Yine yakıcı bir mesele olarak savaştan kaynaklı yıkımın olduğu kentlerde halkın yaşadığı sorunlar tutulan raporlarla sınırlı kaldı. Sorunların çözümünden çok sorunların tahlil edilmesiyle sınırlandıran ve süreklileşen rapor fetişizminin HDP’de siyasal tarza dönüştüğü söylenebilir. Binlerce insan göç etmek zorunda kaldı, binlercesi hala kirada; evlerine, arsalarına ve iş yerlerine hukuksuzca el konuldu. İnsanlar kendi evlerinde ve arsalarında borçlu hale getirildi. Özellikle yıkımın olduğu kentler, Sur başta olmak üzere yandaş sermaye grupları için büyük bir rant odağı haline geldi. Buradaki hukuki sorunlar, haksızlık ve adaletsizlikler almış başını gidiyor. Kaldı ki bu insanların neredeyse tümü HDP seçmeniydi.

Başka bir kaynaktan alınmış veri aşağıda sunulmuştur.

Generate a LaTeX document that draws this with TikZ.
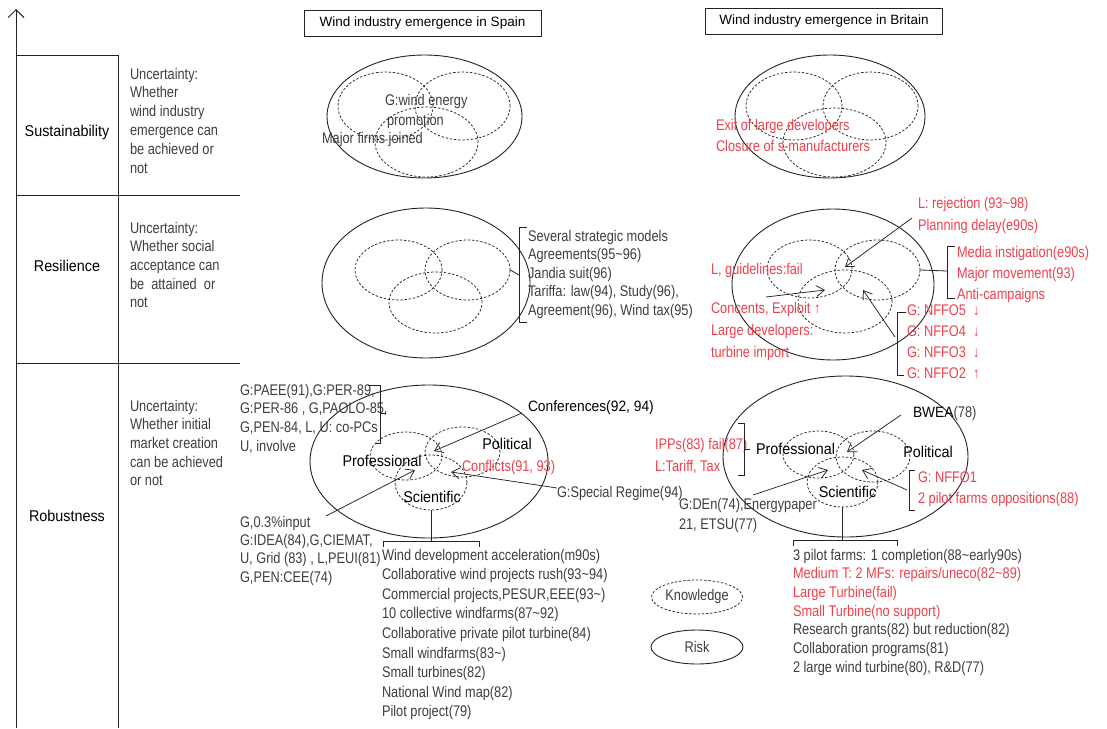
\documentclass[tikz,border=0pt]{standalone}
\usepackage{fontspec}
\setmainfont[FakeStretch=0.83]{Liberation Sans}
\newfontfamily\labfam[FakeStretch=0.92]{Liberation Sans}
\newfontfamily\titfam{Liberation Sans}
\usetikzlibrary{shapes.geometric,arrows.meta}
\definecolor{txtg}{RGB}{62,62,62}
\definecolor{redc}{RGB}{238,64,76}
\definecolor{lnc}{RGB}{35,35,35}
\newcommand\txtsz[1]{\fontsize{15.4}{#1}\selectfont}
\newcommand\tld{\textasciitilde}
\begin{document}
\begin{tikzpicture}[x=1pt,y=-1pt,
  riskell/.style={ellipse,draw=lnc,line width=0.9pt,inner sep=0pt},
  knowell/.style={ellipse,draw=lnc,line width=0.75pt,dash pattern=on 2.4pt off 1.8pt,inner sep=0pt},
  tx/.style={inner sep=0pt,outer sep=0pt,anchor=north west,align=left,text=txtg,font=\txtsz{18.7}},
  sl/.style={inner sep=0pt,outer sep=0pt,anchor=base west,text=txtg,font=\txtsz{18.7}},
  redtxt/.style={text=redc},
  lab/.style={inner sep=0pt,text=black,font=\labfam\fontsize{15.6}{17}\selectfont},
  titlebox/.style={draw=lnc,line width=0.8pt,minimum width=237pt,minimum height=26pt,inner sep=0pt,text=black,font=\titfam\fontsize{13.5}{16}\selectfont},
  arr/.style={draw=lnc,line width=0.75pt,-{Straight Barb[length=8pt,width=11pt,line width=0.75pt]}},
  brk/.style={draw=lnc,line width=0.8pt},
  tbl/.style={draw=lnc,line width=0.9pt}]
\useasboundingbox (0,0) rectangle (1107,728);

% axis and table
\coordinate (ax0) at (16,728);
\coordinate (ax1) at (16,9);
\draw[tbl,-{Straight Barb[length=8pt,width=16pt,line width=0.9pt]}] (ax0) -- (ax1);
\draw[tbl] (16,55) -- (118,55);
\draw[tbl] (16,195) -- (240,195);
\draw[tbl] (16,363) -- (240,363);
\draw[tbl] (118,55) -- (118,728);

% titles
\node[titlebox] (tS) at (422.5,23) {Wind industry emergence in Spain};
\node[titlebox] (tB) at (824,21) {Wind industry emergence in Britain};

% left column
\node[lab] (lS) at (67,132) {Sustainability};
\node[lab] (lR) at (67,266) {Resilience};
\node[lab] (lB) at (67,516) {Robustness};
\node[tx,font=\txtsz{18.8}] (uS) at (130,68) {Uncertainty:\\Whether\\wind industry\\emergence can\\be achieved or\\not};
\node[tx] (uR) at (130,222) {Uncertainty:\\Whether social\\acceptance can\\be~~attained~~or\\not};
\node[tx] (uB) at (130,400) {Uncertainty:\\Whether initial\\market creation\\can be achieved\\or not};

% ---------- Spain sustainability
\node[riskell,minimum width=195pt,minimum height=123pt] (sSo) at (424.5,116.5) {};
\node[knowell,minimum width=95pt,minimum height=68pt] (sSl) at (385.5,106) {};
\node[knowell,minimum width=95pt,minimum height=68pt] (sSr) at (462.5,106) {};
\node[knowell,minimum width=103pt,minimum height=70pt] (sSb) at (426.5,142) {};
\node[sl] (sS1) at (385,105) {G:wind energy};
\node[sl] (sS2) at (387,125) {promotion};
\node[sl] (sS3) at (322,143) {Major firms joined};

% ---------- Britain sustainability
\node[riskell,minimum width=190pt,minimum height=123pt] (bSo) at (830,116.5) {};
\node[knowell,minimum width=96pt,minimum height=68pt] (bSl) at (794,106) {};
\node[knowell,minimum width=95pt,minimum height=68pt] (bSr) at (870.5,106) {};
\node[knowell,minimum width=103pt,minimum height=69pt] (bSb) at (834.5,142.5) {};
\node[tx,redtxt,font=\txtsz{21}] (bS1) at (716,119) {Exit of large developers\\Closure of s-manufacturers};

% ---------- Spain resilience
\node[riskell,minimum width=208pt,minimum height=150pt] (sRo) at (426,283) {};
\node[knowell,minimum width=87pt,minimum height=60pt] (sRl) at (398.5,270) {};
\node[knowell,minimum width=85pt,minimum height=60pt] (sRr) at (467.5,270) {};
\node[knowell,minimum width=93pt,minimum height=61pt] (sRb) at (435.5,302.5) {};
\coordinate (sRk) at (519,275);
\draw[brk] (sRr.east) -- (sRk);
\draw[brk] (527,227) -- (519,227) -- (519,322) -- (527,322);
\node[tx,font=\txtsz{18.6}] (sRt) at (528,230) {Several strategic models\\Agreements(95\tld96)\\Jandia suit(96)\\Tariffa: law(94), Study(96),\\Agreement(96), Wind tax(95)};

% ---------- Britain resilience
\node[riskell,minimum width=202pt,minimum height=151pt] (bRo) at (833,284.5) {};
\node[knowell,minimum width=85pt,minimum height=58pt] (bRl) at (809.5,269) {};
\node[knowell,minimum width=85pt,minimum height=60pt] (bRr) at (877.5,270) {};
\node[knowell,minimum width=94pt,minimum height=63pt] (bRb) at (845,301.5) {};
\node[tx,redtxt,font=\txtsz{22}] (bRrej) at (918,197) {L: rejection (93\tld98)\\Planning delay(e90s)};
\node[sl,redtxt] (bRgui) at (711,274) {L, guidelines:fail};
\node[tx,redtxt,font=\txtsz{22}] (bRcon) at (711,302) {Concents, Exploit ↑\\Large developers:\\turbine import};
\node[tx,redtxt,font=\txtsz{21}] (bRmed) at (957,246) {Media instigation(e90s)\\Major movement(93)\\Anti-campaigns};
\node[tx,redtxt,font=\txtsz{21}] (bRnf) at (907,305) {G: NFFO5\ \ ↓\\G: NFFO4\ \ ↓\\G: NFFO3\ \ ↓\\G: NFFO2\ \ ↑};
\coordinate (bRk) at (947,271);
\draw[brk] (bRr.east) -- (bRk);
\draw[brk] (955,246) -- (947,246) -- (947,298) -- (955,298);
\draw[brk] (906,312) -- (897,312) -- (897,375) -- (904,375);
\coordinate (a1s) at (912,218); \coordinate (a1e) at (845,267);
\coordinate (a2s) at (766,297); \coordinate (a2e) at (825,290);
\coordinate (a3s) at (895,337); \coordinate (a3e) at (863,290);
\draw[arr] (a1s) -- (a1e);
\draw[arr] (a2s) -- (a2e);
\draw[arr] (a3s) -- (a3e);

% ---------- Spain robustness
\node[riskell,minimum width=238pt,minimum height=153pt] (sBo) at (429,461.5) {};
\node[knowell,minimum width=72pt,minimum height=48pt] (sBl) at (406,456) {};
\node[knowell,minimum width=75pt,minimum height=50pt] (sBr) at (462.5,452) {};
\node[knowell,minimum width=72pt,minimum height=55pt] (sBs) at (431,482.5) {};
\node[lab] (sBpro) at (382,461) {Professional};
\node[lab] (sBpol) at (507,444) {Political};
\node[lab] (sBsci) at (432,497) {Scientific};
\node[sl,redtxt] (sBcf) at (462,471) {Conflicts(91, 93)};
\node[sl,text=black,font=\labfam\fontsize{15}{17}\selectfont] (sBconf) at (528,411) {Conferences(92, 94)};
\node[sl] (sBsr) at (557,497) {G:Special Regime(94)};
\node[tx,font=\txtsz{18.7}] (sBlt) at (240,384) {G:PAEE(91),G:PER-89,\\G:PER-86 , G,PAOLO-85,\\G,PEN-84, L, U: co-PCs\\U, involve};
\node[tx,font=\txtsz{18.4}] (sBlb) at (240,516) {G,0.3\%input\\G:IDEA(84),G,CIEMAT,\\U, Grid (83) , L,PEUI(81)\\G,PEN:CEE(74)};
\draw[brk] (368,385) -- (380,385) -- (380,443) -- (376,443);
\draw[brk] (380,413) -- (386,413);
\coordinate (a4s) at (522,413); \coordinate (a4e) at (434,451);
\coordinate (a5s) at (557,488); \coordinate (a5e) at (451,472);
\coordinate (a6s) at (326,516); \coordinate (a6e) at (415,470);
\draw[arr] (a4s) -- (a4e);
\draw[arr] (a5s) -- (a5e);
\draw[arr] (a6s) -- (a6e);
\coordinate (sBk) at (431,541);
\draw[brk] (sBs.south) -- (sBk);
\draw[brk] (383,547) -- (383,541) -- (479,541) -- (479,547);
\node[tx,font=\txtsz{19.6}] (sBlist) at (382,549) {Wind development acceleration(m90s)\\Collaborative wind projects rush(93\tld94)\\Commercial projects,PESUR,EEE(93\tld)\\10 collective windfarms(87\tld92)\\Collaborative private pilot turbine(84)\\Small windfarms(83\tld)\\Small turbines(82)\\National Wind map(82)\\Pilot project(79)};

% ---------- Britain robustness
\node[riskell,minimum width=245pt,minimum height=161pt] (bBo) at (845.5,456.5) {};
\node[knowell,minimum width=71pt,minimum height=47pt] (bBl) at (818.5,454.5) {};
\node[knowell,minimum width=74pt,minimum height=51pt] (bBr) at (873,456.5) {};
\node[knowell,minimum width=71pt,minimum height=50pt] (bBs) at (842.5,482) {};
\node[lab] (bBpro) at (795.5,449) {Professional};
\node[lab] (bBpol) at (928,452) {Political};
\node[lab] (bBsci) at (847.5,492) {Scientific};
\node[sl] (bBbw) at (913,417) {{\labfam\fontsize{15}{17}\selectfont\color{black}BWEA}(78)};
\node[tx,redtxt,font=\txtsz{22}] (bBipp) at (655,438) {IPPs(83) fail(87)\\L:Tariff, Tax};
\node[tx,font=\txtsz{20}] (bBden) at (679,498) {G:DEn(74),Energypaper\\21, ETSU(77)};
\node[tx,redtxt,font=\txtsz{21}] (bBnf) at (918,472) {G: NFFO1\\2 pilot farms oppositions(88)};
\draw[brk] (738,423) -- (744,423) -- (744,475) -- (738,475);
\draw[brk] (744,449) -- (750,449);
\draw[brk] (915,470) -- (909,470) -- (909,510) -- (915,510);
\coordinate (a7s) at (901,415); \coordinate (a7e) at (847,452);
\coordinate (a8s) at (753,495); \coordinate (a8e) at (828,470);
\coordinate (a9s) at (907,490); \coordinate (a9e) at (862,470);
\draw[arr] (a7s) -- (a7e);
\draw[arr] (a8s) -- (a8e);
\draw[arr] (a9s) -- (a9e);
\coordinate (bBk) at (842.5,540);
\draw[brk] (bBs.south) -- (bBk);
\draw[brk] (793,546) -- (793,540) -- (897,540) -- (897,546);
\node[tx,font=\txtsz{18.7}] (bBlist) at (793,549) {3 pilot farms: 1 completion(88\tld early90s)\\\textcolor{redc}{Medium T: 2 MFs: repairs/uneco(82\tld89)}\\\textcolor{redc}{Large Turbine(fail)}\\\textcolor{redc}{Small Turbine(no support)}\\Research grants(82) but reduction(82)\\Collaboration programs(81)\\2 large wind turbine(80), R\&D(77)};

% ---------- legend
\node[knowell,minimum width=91pt,minimum height=34pt,text=txtg,font=\txtsz{17}] (lgK) at (697,597) {Knowledge};
\node[riskell,minimum width=92pt,minimum height=34pt,text=txtg,font=\txtsz{17}] (lgR) at (697,647) {Risk};
\end{tikzpicture}
\end{document}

Bu mesele belki de HDP'nin ve Kürt demokratik siyasetinin en çok yoğunlaşması gereken meselelerin başında gelmesi gerekirken buradaki toplum savunmasız bırakıldı ve mevcut sorunlar gündemleşmedi. HDP, ana akım medyada sürdürülen HDP’siz tartışmalara içerlemesi yerine ya da neye ve kime hizmet ettiği belli olmayan Doğu Perinçek’i muhatap alarak hash tag coşkusuna umudu bağlaması yerine yüzünü bu kentlere çevirip büyük bir örgütlenme ve dayanışma ağını kurabilmeli. Yine korona günlerinde milyonların devasa sorunları karşısında dayanışma ağlarını örebilmeli ve siyasetteki suni gündemlerin peşinden giderek değil halkın canlı gündeminin sesi olabilmeli.

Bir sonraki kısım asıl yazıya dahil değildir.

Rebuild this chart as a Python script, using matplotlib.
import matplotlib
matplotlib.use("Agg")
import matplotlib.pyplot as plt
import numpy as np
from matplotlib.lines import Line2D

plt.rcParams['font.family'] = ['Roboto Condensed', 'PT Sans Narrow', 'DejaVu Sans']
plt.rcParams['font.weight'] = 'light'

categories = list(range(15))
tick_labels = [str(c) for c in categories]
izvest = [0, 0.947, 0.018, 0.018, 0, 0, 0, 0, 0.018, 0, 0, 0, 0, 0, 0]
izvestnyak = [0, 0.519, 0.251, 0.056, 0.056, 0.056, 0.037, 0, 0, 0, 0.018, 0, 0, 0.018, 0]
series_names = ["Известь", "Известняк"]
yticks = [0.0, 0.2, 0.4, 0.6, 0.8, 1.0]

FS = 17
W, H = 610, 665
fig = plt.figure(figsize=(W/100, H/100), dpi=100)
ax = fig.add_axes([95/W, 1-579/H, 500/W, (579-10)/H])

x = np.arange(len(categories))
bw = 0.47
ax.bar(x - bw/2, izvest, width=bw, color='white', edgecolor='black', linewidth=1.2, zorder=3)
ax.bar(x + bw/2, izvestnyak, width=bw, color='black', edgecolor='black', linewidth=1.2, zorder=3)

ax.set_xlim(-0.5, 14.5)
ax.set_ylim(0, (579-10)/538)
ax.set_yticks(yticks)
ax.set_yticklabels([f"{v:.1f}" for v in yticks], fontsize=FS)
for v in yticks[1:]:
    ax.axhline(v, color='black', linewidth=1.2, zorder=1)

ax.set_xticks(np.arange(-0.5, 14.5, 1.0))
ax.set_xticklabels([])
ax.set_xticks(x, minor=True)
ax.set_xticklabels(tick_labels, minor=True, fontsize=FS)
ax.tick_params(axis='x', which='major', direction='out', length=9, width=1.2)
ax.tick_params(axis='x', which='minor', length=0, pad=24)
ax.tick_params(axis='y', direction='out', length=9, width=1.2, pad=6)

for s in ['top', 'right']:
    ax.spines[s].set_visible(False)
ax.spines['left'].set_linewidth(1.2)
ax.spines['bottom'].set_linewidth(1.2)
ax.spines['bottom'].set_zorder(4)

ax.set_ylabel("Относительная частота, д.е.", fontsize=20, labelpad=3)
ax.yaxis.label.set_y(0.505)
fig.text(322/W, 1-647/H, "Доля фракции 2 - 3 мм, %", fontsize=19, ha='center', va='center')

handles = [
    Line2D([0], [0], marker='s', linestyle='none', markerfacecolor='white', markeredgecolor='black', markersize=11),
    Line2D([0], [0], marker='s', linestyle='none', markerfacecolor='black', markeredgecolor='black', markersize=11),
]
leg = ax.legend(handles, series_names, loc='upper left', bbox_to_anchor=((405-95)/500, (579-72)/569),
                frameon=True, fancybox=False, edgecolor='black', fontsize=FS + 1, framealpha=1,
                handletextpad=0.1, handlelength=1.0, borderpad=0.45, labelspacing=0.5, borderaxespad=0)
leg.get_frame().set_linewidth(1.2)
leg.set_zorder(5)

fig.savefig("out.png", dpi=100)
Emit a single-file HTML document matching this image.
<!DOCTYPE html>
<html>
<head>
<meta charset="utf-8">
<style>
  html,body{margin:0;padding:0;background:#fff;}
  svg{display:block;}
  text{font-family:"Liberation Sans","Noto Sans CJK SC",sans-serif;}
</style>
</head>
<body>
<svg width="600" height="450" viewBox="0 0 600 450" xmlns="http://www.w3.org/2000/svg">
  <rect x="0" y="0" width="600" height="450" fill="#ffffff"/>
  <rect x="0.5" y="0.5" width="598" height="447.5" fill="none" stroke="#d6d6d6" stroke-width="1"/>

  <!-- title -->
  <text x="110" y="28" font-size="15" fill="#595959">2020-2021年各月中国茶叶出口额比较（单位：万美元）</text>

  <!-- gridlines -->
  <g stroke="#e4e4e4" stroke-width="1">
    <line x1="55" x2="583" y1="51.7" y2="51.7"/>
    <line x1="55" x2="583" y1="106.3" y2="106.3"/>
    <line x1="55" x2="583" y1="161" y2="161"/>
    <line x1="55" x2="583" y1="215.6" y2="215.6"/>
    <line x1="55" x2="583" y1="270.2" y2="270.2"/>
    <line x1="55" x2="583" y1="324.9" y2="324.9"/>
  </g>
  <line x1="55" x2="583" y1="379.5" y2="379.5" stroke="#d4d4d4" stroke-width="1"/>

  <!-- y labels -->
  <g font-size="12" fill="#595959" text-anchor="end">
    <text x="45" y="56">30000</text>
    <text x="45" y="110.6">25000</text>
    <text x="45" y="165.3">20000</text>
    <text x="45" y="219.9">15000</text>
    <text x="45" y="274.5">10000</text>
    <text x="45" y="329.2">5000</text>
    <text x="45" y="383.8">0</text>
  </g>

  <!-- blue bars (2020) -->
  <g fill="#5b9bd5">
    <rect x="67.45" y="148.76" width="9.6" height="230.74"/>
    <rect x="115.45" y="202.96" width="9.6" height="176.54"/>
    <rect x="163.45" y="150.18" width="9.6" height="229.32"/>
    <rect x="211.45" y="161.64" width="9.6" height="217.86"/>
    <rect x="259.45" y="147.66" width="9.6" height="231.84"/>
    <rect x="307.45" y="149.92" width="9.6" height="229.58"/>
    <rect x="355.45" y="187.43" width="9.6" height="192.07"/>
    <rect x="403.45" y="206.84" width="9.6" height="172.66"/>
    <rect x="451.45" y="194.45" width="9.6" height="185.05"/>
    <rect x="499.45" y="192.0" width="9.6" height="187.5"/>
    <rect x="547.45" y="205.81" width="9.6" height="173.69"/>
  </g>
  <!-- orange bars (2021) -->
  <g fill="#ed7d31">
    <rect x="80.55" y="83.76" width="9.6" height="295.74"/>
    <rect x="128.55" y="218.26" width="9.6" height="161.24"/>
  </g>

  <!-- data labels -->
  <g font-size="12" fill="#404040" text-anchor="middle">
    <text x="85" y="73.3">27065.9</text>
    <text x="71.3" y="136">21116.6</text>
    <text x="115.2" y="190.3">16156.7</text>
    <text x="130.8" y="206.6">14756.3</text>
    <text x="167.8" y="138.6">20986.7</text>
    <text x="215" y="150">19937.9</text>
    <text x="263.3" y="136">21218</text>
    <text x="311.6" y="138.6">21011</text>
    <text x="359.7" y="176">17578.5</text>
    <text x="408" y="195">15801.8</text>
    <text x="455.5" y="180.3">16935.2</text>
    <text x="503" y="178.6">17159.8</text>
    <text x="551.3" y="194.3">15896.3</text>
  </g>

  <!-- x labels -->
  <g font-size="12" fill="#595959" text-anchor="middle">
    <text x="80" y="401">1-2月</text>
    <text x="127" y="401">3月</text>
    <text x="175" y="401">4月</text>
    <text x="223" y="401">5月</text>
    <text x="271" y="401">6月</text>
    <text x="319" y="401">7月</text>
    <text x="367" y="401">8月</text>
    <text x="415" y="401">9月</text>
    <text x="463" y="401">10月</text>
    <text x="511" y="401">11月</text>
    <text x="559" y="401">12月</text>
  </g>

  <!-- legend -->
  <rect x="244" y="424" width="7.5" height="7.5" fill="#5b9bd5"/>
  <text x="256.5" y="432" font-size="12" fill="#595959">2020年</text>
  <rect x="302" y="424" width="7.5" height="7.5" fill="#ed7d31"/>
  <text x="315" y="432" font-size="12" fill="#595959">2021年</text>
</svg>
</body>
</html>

Hdp ile ilgili güncel tartışmalarda HDP'yi atomlarına ayırarak birilerini "kahraman" diğerlerini "ihanetçi" ilan etmekle bir yere varılamaz. Programa ve kurucu felsefenin dışına çıkmaya başlayan gündelikçi siyaset bu tartışmaların temel nedenidir. Temel anlatıdan kopunca devasa toplumsal sorunlar değil, kişiler konuşulur. Bu durum sonuçların, kurucu felsefeye, ilkelere ve fikriyata hakim olmaya başlamasıdır. HDP kişilere odaklı siyaseti değil programa dayalı kolektif ve katılımcı siyaseti esas alabilmelidir. Bu tartışmalar HDP üzerindeki çıplak şiddet göz ardı edilmeden kapsayıcı bir perspektifle ele alındığı oranda değerli olabilir.
Sonuç
Egemen siyaset, hakim sınıfların bürokratik ve tepeden alınan çıkarlarına odaklanan basit bir faaliyettir. Bu siyaset için klasik temsili sistem kâfidir. Ancak, ayrımcılığa, şiddete ve baskıya maruz kalan "ötekiler" için siyaset basit bir etkinlik değil hayatın tam da kendisidir. Ötekilerin, yaşamın her alanında siyasetin öznesi olması bir zorunluluktur. HDP’nin kendisi ve siyasal tabanı böylesi bir siyasetin mirasını taşıyor. Bu anlamda ne kadar baskılansa ve eleştirilse de Türkiye'deki siyasal krizin kapısı olmasının yanısıra hem Kürt halkının hem de yeni solun adresi HDP’ dir. HDP belli bir kesimin ya da sadece bir halkın partisi değil halkların, ezilenlerin ve çok geniş kitlelerin katılımcı siyaset ile kurdukları çok bileşenli bir partidir. İktidarın ayrıştıran politikası ve konjonktürel durum zaman zaman HDP’nin kafasını karıştırsa da HDP tabanı, bileşenler ve kongreler bu konuda oluşan kafa karışıklığını kollektif bir ruhla giderebilecek politik dostluğu, yoldaşlığı, halklaşma ve toplumsallaşmayı mutlaka yaratacaktır.